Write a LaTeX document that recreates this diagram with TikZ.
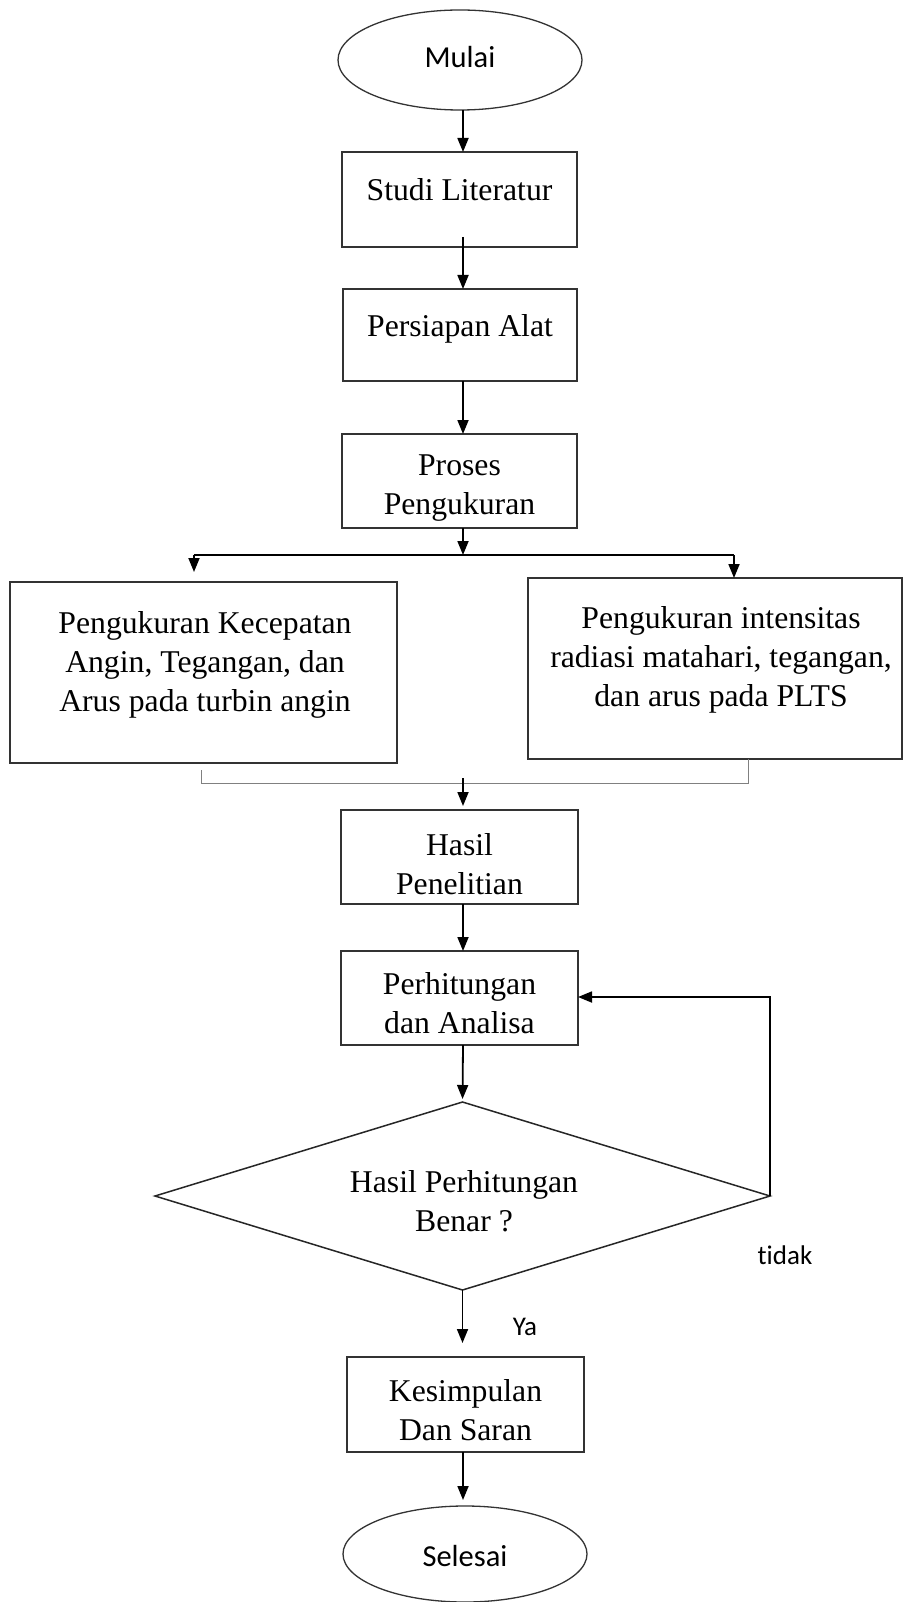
\documentclass[tikz,border=0pt]{standalone}
\usepackage{fontspec}
\setmainfont{Liberation Serif}
\newfontfamily\calib[Ligatures=NoCommon]{Carlito}
\usetikzlibrary{arrows.meta,shapes.geometric}
\begin{document}
\begin{tikzpicture}[x=1pt,y=-1pt,
  box/.style={draw=black!80, line width=1.8pt, inner sep=0pt, outer sep=0pt},
  oval/.style={draw=black!80, ellipse, line width=1.3pt, inner sep=0pt, outer sep=0pt},
  dmd/.style={draw=black!85, diamond, line width=1.5pt, inner sep=0pt, outer sep=0pt},
  txt/.style={font=\fontsize{31.7}{39}\selectfont, align=center, inner sep=0pt},
  stxt/.style={font=\calib\fontsize{30.5}{36}\selectfont, inner sep=0pt},
  lbl/.style={font=\calib\fontsize{27}{32}\selectfont, inner sep=0pt},
  arr/.style={line width=1.8pt, -{Triangle[length=14pt,width=11pt]}},
  plain/.style={line width=1.8pt},
  thinln/.style={draw=black!50, line width=1pt}]
\useasboundingbox (0,0) rectangle (904,1602);
\fill[white] (0,0) rectangle (904,1602);

% shapes
\node[oval, minimum width=244pt, minimum height=100pt] (mulai) at (460,60) {};
\node[box, minimum width=235pt, minimum height=95pt] (studi) at (459.5,199.5) {};
\node[box, minimum width=234pt, minimum height=92pt] (persiapan) at (460,335) {};
\node[box, minimum width=235pt, minimum height=94pt] (proses) at (459.5,481) {};
\node[box, minimum width=387pt, minimum height=181pt] (kiri) at (203.5,672.5) {};
\node[box, minimum width=374pt, minimum height=181pt] (kanan) at (715,668.5) {};
\node[box, minimum width=237pt, minimum height=94pt] (hasil) at (459.5,857) {};
\node[box, minimum width=237pt, minimum height=94pt] (hitung) at (459.5,998) {};
\node[dmd, minimum width=615pt, minimum height=188pt] (dia) at (462.5,1196) {};
\node[box, minimum width=237pt, minimum height=95pt] (kesimpulan) at (465.5,1404.5) {};
\node[oval, minimum width=244pt, minimum height=96pt] (selesai) at (465,1554) {};

% texts
\node[stxt] (tmulai) at (460,57) {Mulai};
\node[txt] (tstudi) at (459.5,190) {Studi Literatur};
\node[txt] (tpersiapan) at (460,329) {Persiapan Alat};
\node[txt] (tproses) at (459.5,488) {Proses\\Pengukuran};
\node[txt] (tkiri) at (205,665) {Pengukuran Kecepatan\\Angin, Tegangan, dan\\Arus pada turbin angin};
\node[txt] (tkanan) at (721,660) {Pengukuran intensitas\\radiasi matahari, tegangan,\\dan arus pada PLTS};
\node[txt] (thasil) at (459.5,864) {Hasil\\Penelitian};
\node[txt] (thitung) at (459.5,1003) {Perhitungan\\dan Analisa};
\node[txt] (tdia) at (464,1201) {Hasil Perhitungan\\Benar ?};
\node[txt] (tkes) at (465.5,1410) {Kesimpulan\\Dan Saran};
\node[stxt] (tselesai) at (465,1556) {Selesai};
\node[lbl] (tidak) at (785,1255) {tidak};
\node[lbl] (ya) at (525,1327) {Ya};

% connectors
\coordinate (ax) at (463,0);
\draw[arr] (mulai.south -| ax) -- (studi.north -| ax);
\draw[arr] ([yshift=10pt]studi.south -| ax) -- (persiapan.north -| ax);
\draw[arr] (persiapan.south -| ax) -- (proses.north -| ax);

\coordinate (j) at (463,555);
\coordinate (jl) at (194,555);
\coordinate (jr) at (734,555);
\draw[arr] (proses.south -| ax) -- (j);
\draw[plain] (jl) -- (jr);
\draw[arr, shorten >=10pt] (jl) -- (jl |- kiri.north);
\draw[arr] (jr) -- (jr |- kanan.north);

\coordinate (ml) at (201,783);
\coordinate (mr) at (748,783);
\draw[thinln] (ml) ++(0,-13) -- (ml) -- (mr) -- (kanan.south -| mr);
\coordinate (mj) at (463,778);
\draw[arr, shorten >=4pt] (mj) -- (mj |- hasil.north);

\draw[arr] (hasil.south -| ax) -- (hitung.north -| ax);
\draw[arr, shorten >=3pt] (hitung.south -| ax) -- (dia.north);
\coordinate (fb) at (770,997);
\draw[arr] (dia.east) -- (fb) -- (fb -| hitung.east);
\draw[arr, shorten >=14pt] (dia.south) -- (dia.south |- kesimpulan.north);
\draw[arr, shorten >=6pt] (kesimpulan.south -| ax) -- (selesai.north -| ax);
\end{tikzpicture}
\end{document}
====
Extract all the data above exactly, excluding every picture.

Write a LaTeX document that recreates this diagram with TikZ.
\documentclass[tikz,border=0pt]{standalone}
\usepackage{fontspec}
\setmainfont{Liberation Serif}
\newfontfamily\calib[Ligatures=NoCommon]{Carlito}
\usetikzlibrary{arrows.meta,shapes.geometric}
\begin{document}
\begin{tikzpicture}[x=1pt,y=-1pt,
  box/.style={draw=black!80, line width=1.8pt, inner sep=0pt, outer sep=0pt},
  oval/.style={draw=black!80, ellipse, line width=1.3pt, inner sep=0pt, outer sep=0pt},
  dmd/.style={draw=black!85, diamond, line width=1.5pt, inner sep=0pt, outer sep=0pt},
  txt/.style={font=\fontsize{31.7}{39}\selectfont, align=center, inner sep=0pt},
  stxt/.style={font=\calib\fontsize{30.5}{36}\selectfont, inner sep=0pt},
  lbl/.style={font=\calib\fontsize{27}{32}\selectfont, inner sep=0pt},
  arr/.style={line width=1.8pt, -{Triangle[length=14pt,width=11pt]}},
  plain/.style={line width=1.8pt},
  thinln/.style={draw=black!50, line width=1pt}]
\useasboundingbox (0,0) rectangle (904,1602);
\fill[white] (0,0) rectangle (904,1602);

% shapes
\node[oval, minimum width=244pt, minimum height=100pt] (mulai) at (460,60) {};
\node[box, minimum width=235pt, minimum height=95pt] (studi) at (459.5,199.5) {};
\node[box, minimum width=234pt, minimum height=92pt] (persiapan) at (460,335) {};
\node[box, minimum width=235pt, minimum height=94pt] (proses) at (459.5,481) {};
\node[box, minimum width=387pt, minimum height=181pt] (kiri) at (203.5,672.5) {};
\node[box, minimum width=374pt, minimum height=181pt] (kanan) at (715,668.5) {};
\node[box, minimum width=237pt, minimum height=94pt] (hasil) at (459.5,857) {};
\node[box, minimum width=237pt, minimum height=94pt] (hitung) at (459.5,998) {};
\node[dmd, minimum width=615pt, minimum height=188pt] (dia) at (462.5,1196) {};
\node[box, minimum width=237pt, minimum height=95pt] (kesimpulan) at (465.5,1404.5) {};
\node[oval, minimum width=244pt, minimum height=96pt] (selesai) at (465,1554) {};

% texts
\node[stxt] (tmulai) at (460,57) {Mulai};
\node[txt] (tstudi) at (459.5,190) {Studi Literatur};
\node[txt] (tpersiapan) at (460,329) {Persiapan Alat};
\node[txt] (tproses) at (459.5,488) {Proses\\Pengukuran};
\node[txt] (tkiri) at (205,665) {Pengukuran Kecepatan\\Angin, Tegangan, dan\\Arus pada turbin angin};
\node[txt] (tkanan) at (721,660) {Pengukuran intensitas\\radiasi matahari, tegangan,\\dan arus pada PLTS};
\node[txt] (thasil) at (459.5,864) {Hasil\\Penelitian};
\node[txt] (thitung) at (459.5,1003) {Perhitungan\\dan Analisa};
\node[txt] (tdia) at (464,1201) {Hasil Perhitungan\\Benar ?};
\node[txt] (tkes) at (465.5,1410) {Kesimpulan\\Dan Saran};
\node[stxt] (tselesai) at (465,1556) {Selesai};
\node[lbl] (tidak) at (785,1255) {tidak};
\node[lbl] (ya) at (525,1327) {Ya};

% connectors
\coordinate (ax) at (463,0);
\draw[arr] (mulai.south -| ax) -- (studi.north -| ax);
\draw[arr] ([yshift=10pt]studi.south -| ax) -- (persiapan.north -| ax);
\draw[arr] (persiapan.south -| ax) -- (proses.north -| ax);

\coordinate (j) at (463,555);
\coordinate (jl) at (194,555);
\coordinate (jr) at (734,555);
\draw[arr] (proses.south -| ax) -- (j);
\draw[plain] (jl) -- (jr);
\draw[arr, shorten >=10pt] (jl) -- (jl |- kiri.north);
\draw[arr] (jr) -- (jr |- kanan.north);

\coordinate (ml) at (201,783);
\coordinate (mr) at (748,783);
\draw[thinln] (ml) ++(0,-13) -- (ml) -- (mr) -- (kanan.south -| mr);
\coordinate (mj) at (463,778);
\draw[arr, shorten >=4pt] (mj) -- (mj |- hasil.north);

\draw[arr] (hasil.south -| ax) -- (hitung.north -| ax);
\draw[arr, shorten >=3pt] (hitung.south -| ax) -- (dia.north);
\coordinate (fb) at (770,997);
\draw[arr] (dia.east) -- (fb) -- (fb -| hitung.east);
\draw[arr, shorten >=14pt] (dia.south) -- (dia.south |- kesimpulan.north);
\draw[arr, shorten >=6pt] (kesimpulan.south -| ax) -- (selesai.north -| ax);
\end{tikzpicture}
\end{document}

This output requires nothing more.